Oesterreichische Post AG (Austrian Post) said its net income for the second-quarter was up 72 pct year-on-year to 25.1 mln eur, beating analyst consensus of 21.0 mln eur, thanks to continued strong growth in the company’s packets and logistics segments.

Austrian Post’s EBIT for the quarter was up 72.8 pct year-on-year to 29.9 mln eur, while its EBITDA came in at 52.8 mln eur, 8.9 pct higher on the year.

Analysts polled by Thomson Financial News had forecast the company’s quarterly EBIT at 26.8 mln eur and its EBITDA at 54.9 mln eur.

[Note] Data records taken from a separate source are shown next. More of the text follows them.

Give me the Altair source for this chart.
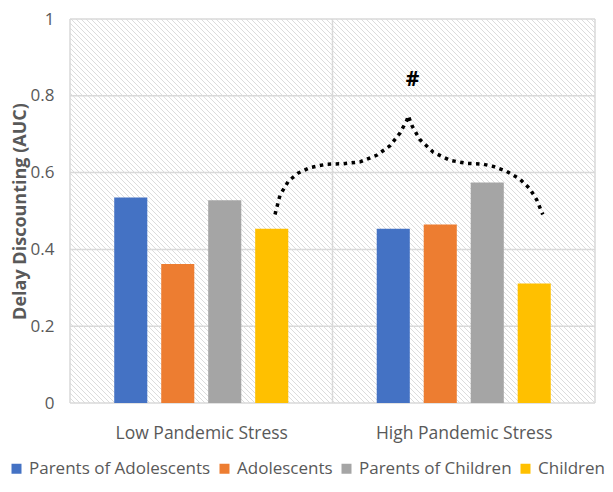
import altair as alt
import numpy as np
import pandas as pd

# ---- data ----
groups = ["Low Pandemic Stress", "High Pandemic Stress"]
series = ["Parents of Adolescents", "Adolescents", "Parents of Children", "Children"]
low_stress = [0.535, 0.362, 0.528, 0.454]
high_stress = [0.454, 0.465, 0.574, 0.311]
colors = ["#4472C4", "#ED7D31", "#A5A5A5", "#FFC000"]

y_ticks = [0, 0.2, 0.4, 0.6, 0.8, 1]
category_edges = [0, 1, 2]

# curly-brace annotation (data units)
brace_x = [0.781, 0.800, 0.832, 0.870, 0.914, 0.978, 1.041, 1.105, 1.168, 1.219,
           1.257, 1.283, 1.289, 1.302, 1.333, 1.384, 1.448, 1.511, 1.574, 1.613,
           1.664, 1.714, 1.752, 1.778, 1.801]
brace_y = [0.491, 0.541, 0.578, 0.599, 0.613, 0.622, 0.623, 0.628, 0.645, 0.670,
           0.703, 0.736, 0.748, 0.723, 0.686, 0.653, 0.632, 0.624, 0.622, 0.616,
           0.603, 0.583, 0.558, 0.529, 0.491]
sig_label = ["#"]
sig_x = [1.305]
sig_y = [0.842]

# ---- layout / style ----
PLOT_W, PLOT_H = 525, 384
FONT = "Open Sans"
TXT = "#595959"
GRID = "#d9d9d9"
STEP = 0.179      # spacing of bars inside a group (x units)
BAR_W = 0.126     # bar width (x units)

rows = []
for gi, vals in enumerate([low_stress, high_stress]):
    for si, (s, v) in enumerate(zip(series, vals)):
        c = gi + 0.5 + (si - 1.5) * STEP
        rows.append({"group": groups[gi], "series": s, "value": v, "base": 0.0,
                     "x0": c - BAR_W / 2, "x1": c + BAR_W / 2})
bars_df = pd.DataFrame(rows)

# diagonal hatch texture of the plot background
hx = np.arange(-PLOT_H / (PLOT_W / 2), 2.0, 5 / (PLOT_W / 2))
hatch_df = pd.DataFrame({"x0": hx, "x1": hx + PLOT_H / (PLOT_W / 2), "value": 1.0, "base": 0.0})

brace_df = pd.DataFrame({"x0": brace_x, "value": brace_y, "i": range(len(brace_x))})
sig_df = pd.DataFrame({"x0": sig_x, "value": sig_y, "t": sig_label})
hgrid_df = pd.DataFrame({"value": y_ticks})
vgrid_df = pd.DataFrame({"x0": category_edges})

x_scale = alt.Scale(domain=[0, 2], nice=False, zero=False, padding=0)
y_scale = alt.Scale(domain=[0, 1], nice=False, zero=False, padding=0)

x_axis = alt.Axis(
    values=[0.5, 1.5],
    labelExpr="datum.value < 1 ? '%s' : '%s'" % (groups[0], groups[1]),
    grid=False, ticks=False, tickSize=0, domain=False, labelFlush=False,
    labelPadding=21, labelFont=FONT, labelFontSize=17.5, labelColor=TXT, title=None,
)
y_axis = alt.Axis(
    values=y_ticks, format=".1~f", grid=False, ticks=False, tickSize=0, domain=False,
    labelPadding=16, labelFont=FONT, labelFontSize=17, labelColor=TXT,
    title="Delay Discounting (AUC)", titleFont=FONT, titleFontSize=18,
    titleFontWeight="bold", titleColor=TXT, titleAngle=270, titleBaseline="bottom",
    titleX=-41, titleY=PLOT_H / 2,
)

X = lambda: alt.X("x0:Q", scale=x_scale, axis=x_axis)
Y = lambda: alt.Y("value:Q", scale=y_scale, axis=y_axis)

hatch = alt.Chart(hatch_df).mark_rule(clip=True, stroke="#dcdcdc", strokeWidth=1).encode(
    x=X(), x2="x1", y=Y(), y2="base",
)
hgrid = alt.Chart(hgrid_df).mark_rule(stroke=GRID, strokeWidth=1.5).encode(y=Y())
vgrid = alt.Chart(vgrid_df).mark_rule(stroke=GRID, strokeWidth=1.5).encode(x=X())
bars = alt.Chart(bars_df).mark_bar(orient="vertical").encode(
    x=X(), x2="x1", y=Y(), y2="base",
    color=alt.Color(
        "series:N",
        scale=alt.Scale(domain=series, range=colors),
        legend=alt.Legend(
            orient="none", legendX=-62, legendY=441, direction="horizontal",
            title=None, symbolType="square", symbolSize=100, symbolStrokeWidth=0,
            symbolOpacity=1, labelFont=FONT, labelFontSize=17, labelColor=TXT,
            labelOffset=4, columnPadding=5, labelLimit=400, padding=0,
        ),
    ),
)
brace = alt.Chart(brace_df).mark_line(
    color="black", strokeWidth=3.5, strokeDash=[3.5, 4.5], strokeCap="butt",
    interpolate="linear",
).encode(x=X(), y=Y(), order="i:Q")
sig = alt.Chart(sig_df).mark_text(
    font=FONT, fontSize=21, fontWeight="bold", color="black", align="center", baseline="middle"
).encode(x=X(), y=Y(), text="t:N")

chart = alt.layer(hatch, hgrid, vgrid, bars, brace, sig).properties(
    width=PLOT_W, height=PLOT_H,
    padding={"left": 62, "top": 11, "right": 10, "bottom": 75},
    autosize=alt.AutoSizeParams(type="none"),
    background="white",
).configure_view(stroke=None)

chart.save("out.html", embed_options={"renderer": "svg", "actions": False})
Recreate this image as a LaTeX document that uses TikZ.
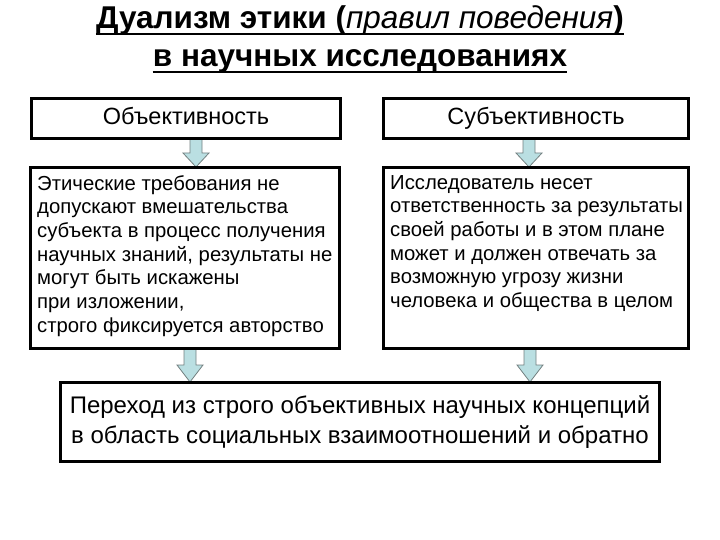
\documentclass[tikz,border=0pt]{standalone}
\usepackage{fontspec}
\setmainfont{Liberation Sans}

\definecolor{arrfill}{RGB}{186,223,226}
\definecolor{arrline}{RGB}{115,128,128}

\tikzset{
	frame/.style={draw=black, fill=white, line width=3pt, inner sep=0pt},
	blockarr/.style={draw=arrline, fill=arrfill, line width=0.8pt, line join=miter},
	txt/.style={align=left, anchor=north west, inner sep=0pt, font=\fontsize{20.3}{23.7}\selectfont},
	ttl/.style={inner sep=0pt, font=\fontsize{31.5}{36}\selectfont\bfseries},
	uline/.style={line width=2pt}
}
% block arrow pointing down: x, top y, tip y, head length
\newcommand{\blockdown}[4]{\draw[blockarr] (#1-6,#2) -- (#1+6,#2) -- (#1+6,#3-#4) -- (#1+13,#3-#4) -- (#1,#3) -- (#1-13,#3-#4) -- (#1-6,#3-#4) -- cycle;}

\begin{document}
\begin{tikzpicture}[x=1pt, y=-1pt]
	\useasboundingbox (0,0) rectangle (720,540);

	% title
	\node at (360,20) [ttl] (t1) {Дуализм этики (\textit{\mdseries правил поведения})};
	\node at (360,61) [ttl] (t2) {в научных исследованиях};
	\draw[uline] ([yshift=-6pt]t1.base west) -- ([yshift=-6pt]t1.base east);
	\draw[uline] ([yshift=-6pt]t2.base west) -- ([yshift=-6pt]t2.base east);

	% arrows (drawn first so the boxes cover their ends)
	\blockdown{196}{137}{167}{14}
	\blockdown{529}{137}{167}{14}
	\blockdown{190}{346}{382}{17}
	\blockdown{530}{346}{382}{17}

	% boxes
	\node at (186,119) [frame, minimum width=309pt, minimum height=40pt, text height=17pt, text depth=5pt, font=\fontsize{23.5}{26}\selectfont] (obj) {Объективность};
	\node at (536,119) [frame, minimum width=305pt, minimum height=40pt, text height=17pt, text depth=5pt, font=\fontsize{23.5}{26}\selectfont] (subj) {Субъективность};
	\node at (185,258) [frame, minimum width=309pt, minimum height=180pt] (objtxt) {};
	\node at (536,258) [frame, minimum width=305pt, minimum height=180pt] (subjtxt) {};
	\node at (360,422) [frame, minimum width=599pt, minimum height=79pt, align=center, font=\fontsize{24}{30}\selectfont] (res) {Переход из строго объективных научных концепций\\в область социальных взаимоотношений и обратно};

	\node at (37,175) [txt] (objlines) {Этические требования не\\допускают вмешательства\\субъекта в процесс получения\\научных знаний, результаты не\\могут быть искажены\\при изложении,\\строго фиксируется авторство};
	\node at (390,175) [txt] (subjlines) {Исследователь несет\\ответственность за результаты\\своей работы и в этом плане\\может и должен отвечать за\\возможную угрозу жизни\\человека и общества в целом};
\end{tikzpicture}
\end{document}
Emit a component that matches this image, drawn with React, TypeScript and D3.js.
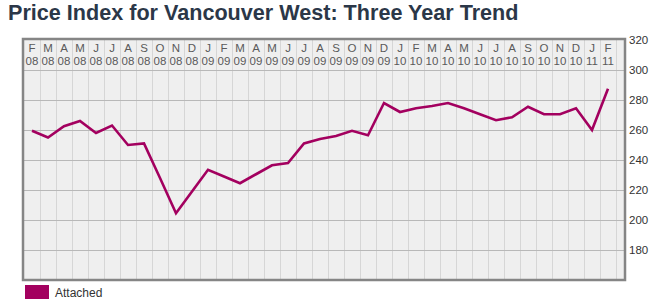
import React from "react";
import * as d3 from "d3";

const months = ["F","M","A","M","J","J","A","S","O","N","D","J","F","M","A","M","J","J","A","S","O","N","D","J","F","M","A","M","J","J","A","S","O","N","D","J","F"];
const years = ["08","08","08","08","08","08","08","08","08","08","08","09","09","09","09","09","09","09","09","09","09","09","09","10","10","10","10","10","10","10","10","10","10","10","10","11","11"];
const attached = [259.5,255,262.5,266,258,263,250,251,228,204.5,219,233.5,229,224.5,230.5,236.5,238,251,254,256,259.5,256.5,278,272,274.5,276,278,274.5,270.5,266.5,268.5,275.5,270.5,270.5,274.5,260,287.5];
const yTicks = [180,200,220,240,260,280,300,320];
const seriesName = "Attached";
const title = "Price Index for Vancouver West: Three Year Trend";

export default function App() {
  const left = 23, right = 625, top = 39, bottom = 280;
  const x = d3.scaleLinear().domain([-0.5, 37.0]).range([24, 624]);
  const y = d3.scaleLinear().domain([160, 320]).range([bottom, top + 1]);
  const line = d3.line<number>().x((_, i) => x(i)).y((d) => y(d));
  const bounds = d3.range(1, months.length + 1).map((i) => x(i - 0.5));
  const color = "#a3005f";
  return (
    <svg width={658} height={304} style={{ position: "absolute", left: 0, top: 0, fontFamily: "Arial, 'Liberation Sans', sans-serif" }}>
      <rect x={0} y={0} width={658} height={304} fill="#ffffff" />
      <text x={8} y={19.5} fontSize={21.6} fontWeight="bold" fill="#2b3748">{title}</text>
      <rect x={left} y={top} width={right - left} height={bottom - top} fill="#efefef" />
      {bounds.map((bx, i) => (
        <line key={"v" + i} x1={Math.round(bx) + 0.5} x2={Math.round(bx) + 0.5} y1={top} y2={bottom} stroke="#d6d6d6" strokeWidth={1} />
      ))}
      {yTicks.filter((t) => t < 320).map((t) => (
        <line key={"h" + t} x1={left} x2={right} y1={Math.round(y(t)) + 0.5} y2={Math.round(y(t)) + 0.5} stroke="#b8b8b8" strokeWidth={1} />
      ))}
      {months.map((m, i) => (
        <g key={"m" + i}>
          <text x={x(i)} y={52} fontSize={11.5} textAnchor="middle" fill="#5a5a5a">{m}</text>
          <text x={x(i)} y={65} fontSize={11.5} textAnchor="middle" fill="#5a5a5a">{years[i]}</text>
        </g>
      ))}
      <path d={line(attached) || ""} fill="none" stroke={color} strokeWidth={2.6} strokeLinejoin="miter" />
      <rect x={left} y={top} width={right - left} height={bottom - top} fill="none" stroke="#858585" strokeWidth={2.5} />
      {yTicks.map((t) => (
        <text key={"t" + t} x={629} y={y(t) + 4} fontSize={11.5} fill="#333">{t}</text>
      ))}
      <rect x={25} y={285} width={24} height={14} fill={color} />
      <text x={55} y={297} fontSize={12} fill="#333">{seriesName}</text>
    </svg>
  );
}
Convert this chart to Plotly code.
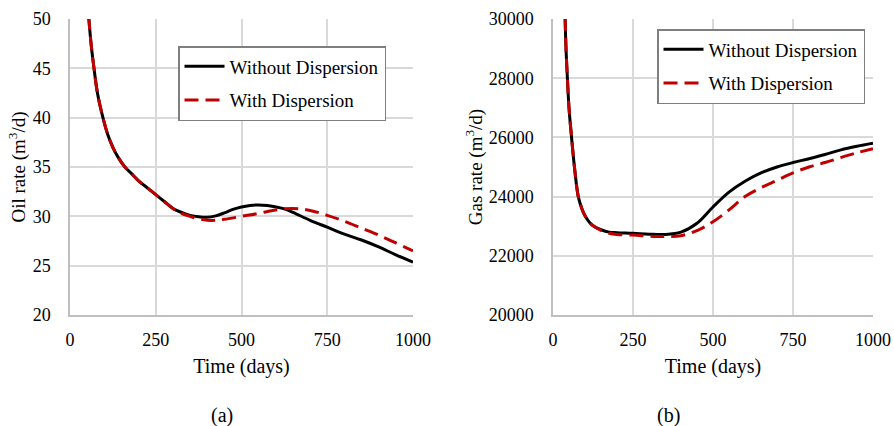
import plotly.graph_objects as go

# ---- data ----
oil_t_without = [50, 55, 62, 70, 80, 96, 110, 125, 140, 160, 180, 200, 225, 250, 275, 300, 325, 350, 375, 400, 425, 450, 475, 500, 525, 545, 575, 600, 625, 650, 700, 750, 800, 850, 900, 950, 1000]
oil_without = [52.5, 50.0, 47.3, 45.0, 42.5, 40.0, 38.3, 37.0, 36.0, 35.0, 34.3, 33.6, 32.9, 32.2, 31.5, 30.8, 30.4, 30.1, 29.95, 29.9, 30.05, 30.35, 30.7, 30.95, 31.1, 31.15, 31.1, 30.95, 30.75, 30.4, 29.6, 28.9, 28.2, 27.6, 26.9, 26.1, 25.35]

oil_t_with = [50, 55, 62, 70, 80, 96, 110, 125, 140, 160, 180, 200, 225, 250, 275, 300, 325, 350, 375, 400, 425, 450, 500, 550, 600, 650, 700, 750, 800, 850, 900, 950, 1000]
oil_with = [52.5, 50.0, 47.3, 45.0, 42.5, 40.0, 38.3, 37.0, 36.0, 35.0, 34.3, 33.6, 32.9, 32.2, 31.5, 30.8, 30.3, 30.0, 29.75, 29.6, 29.6, 29.7, 30.0, 30.3, 30.65, 30.8, 30.6, 30.1, 29.5, 28.8, 28.1, 27.3, 26.5]

gas_t_without = [35, 40, 45, 50, 58, 68, 79, 90, 100, 115, 130, 150, 175, 200, 250, 300, 350, 400, 450, 500, 550, 600, 650, 700, 750, 800, 850, 900, 950, 1000]
gas_without = [31500, 29200, 28000, 27000, 26000, 24900, 24000, 23600, 23350, 23120, 22980, 22880, 22800, 22780, 22760, 22730, 22720, 22800, 23100, 23650, 24150, 24520, 24800, 25000, 25150, 25280, 25420, 25580, 25700, 25800]

gas_t_with = [35, 40, 45, 50, 58, 68, 79, 90, 100, 115, 130, 150, 175, 200, 250, 300, 325, 350, 400, 450, 500, 550, 600, 650, 700, 750, 800, 850, 900, 950, 1000]
gas_with = [31500, 29200, 28000, 27000, 26000, 24900, 24000, 23600, 23350, 23120, 22980, 22860, 22760, 22720, 22700, 22660, 22650, 22650, 22680, 22850, 23150, 23550, 24000, 24300, 24550, 24800, 25000, 25150, 25320, 25480, 25620]

x_ticks = [0, 250, 500, 750, 1000]
oil_ticks = [20, 25, 30, 35, 40, 45, 50]
gas_ticks = [20000, 22000, 24000, 26000, 28000, 30000]

FONT = "Liberation Serif, Times New Roman, serif"
GRID = "#d9d9d9"
RED = "#c00000"
DASH = "14px,7px"

fig = go.Figure()

fig.add_trace(go.Scatter(x=oil_t_without, y=oil_without, mode="lines", name="Without Dispersion",
                         line=dict(color="black", width=3, shape="spline", smoothing=1.0),
                         xaxis="x", yaxis="y", legend="legend", legendgroup="a1"))
fig.add_trace(go.Scatter(x=oil_t_with, y=oil_with, mode="lines", name="With Dispersion",
                         line=dict(color=RED, width=3, dash=DASH, shape="spline", smoothing=1.0),
                         xaxis="x", yaxis="y", legend="legend", legendgroup="a2"))
fig.add_trace(go.Scatter(x=gas_t_without, y=gas_without, mode="lines", name="Without Dispersion",
                         line=dict(color="black", width=3, shape="spline", smoothing=1.0),
                         xaxis="x2", yaxis="y2", legend="legend2", legendgroup="b1"))
fig.add_trace(go.Scatter(x=gas_t_with, y=gas_with, mode="lines", name="With Dispersion",
                         line=dict(color=RED, width=3, dash=DASH, shape="spline", smoothing=1.0),
                         xaxis="x2", yaxis="y2", legend="legend2", legendgroup="b2"))

W, H = 894, 426
ydom = [1 - 315 / H, 1 - 19 / H]
axis_common = dict(showgrid=True, gridcolor=GRID, gridwidth=1.5, showline=True, linecolor="#bfbfbf",
                   linewidth=1.5, ticks="", zeroline=False, automargin=False,
                   tickfont=dict(family=FONT, size=18, color="black"))
legend_common = dict(xanchor="left", yanchor="top", bgcolor="white", bordercolor="#7f7f7f",
                     borderwidth=1.5, font=dict(family=FONT, size=19), tracegroupgap=6,
                     traceorder="grouped", itemwidth=40)

fig.update_layout(
    width=W, height=H, margin=dict(l=0, r=0, t=0, b=0),
    paper_bgcolor="white", plot_bgcolor="white",
    font=dict(family=FONT, size=17, color="black"),
    xaxis=dict(domain=[70 / W, 413 / W], range=[0, 1000], tickvals=x_ticks, anchor="y", ticklabelstandoff=8,
               title=dict(text="Time (days)", font=dict(size=20), standoff=10), **axis_common),
    yaxis=dict(domain=ydom, range=[20, 50], tickvals=oil_ticks, anchor="x", ticklabelstandoff=14,
               title=dict(text="Oil rate (m<sup>3</sup>/d)", font=dict(size=19), standoff=2), **axis_common),
    xaxis2=dict(domain=[553 / W, 873 / W], range=[0, 1000], tickvals=x_ticks, anchor="y2", ticklabelstandoff=8,
                title=dict(text="Time (days)", font=dict(size=20), standoff=10), **axis_common),
    yaxis2=dict(domain=ydom, range=[20000, 30000], tickvals=gas_ticks, tickformat="d", anchor="x2",
                ticklabelstandoff=14,
                title=dict(text="Gas rate (m<sup>3</sup>/d)", font=dict(size=19), standoff=1), **axis_common),
    legend=dict(x=178 / W, y=1 - 46 / H, **legend_common),
    legend2=dict(x=657 / W, y=1 - 29 / H, **legend_common),
    annotations=[
        dict(text="(a)", x=222 / W, y=1 - 415 / H, xref="paper", yref="paper", showarrow=False,
             xanchor="center", yanchor="middle", font=dict(family=FONT, size=20)),
        dict(text="(b)", x=668 / W, y=1 - 415 / H, xref="paper", yref="paper", showarrow=False,
             xanchor="center", yanchor="middle", font=dict(family=FONT, size=20)),
    ],
)

fig.write_html("out.html")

The postal services group said its revenues for the quarter came in at 541.3 mln eur, compared to 417.1 during the same period a year earlier. Analysts had expected second-quarter revenues to reach 543.5 mln eur.

Negotiations regarding the acquisition of additional firms in the speciality logistics sector are in their final stages, according to the Austrian Post.

The company said the recent market entry of a new competitor will have a negative impact on earnings in its parcel and logistics division, but said it stands by its forecast of full-year EBIT rising by 20-25 pct year-on-year.

Looking ahead to 2008 and 2009, Austrian Post said it has left its medium-term target of sustaining an EBIT margin between 7-8 pct unchanged and aims to have a dividend payout ratio of at least 70 pct, assuming that the company’s continued business development and financial position remain favourable.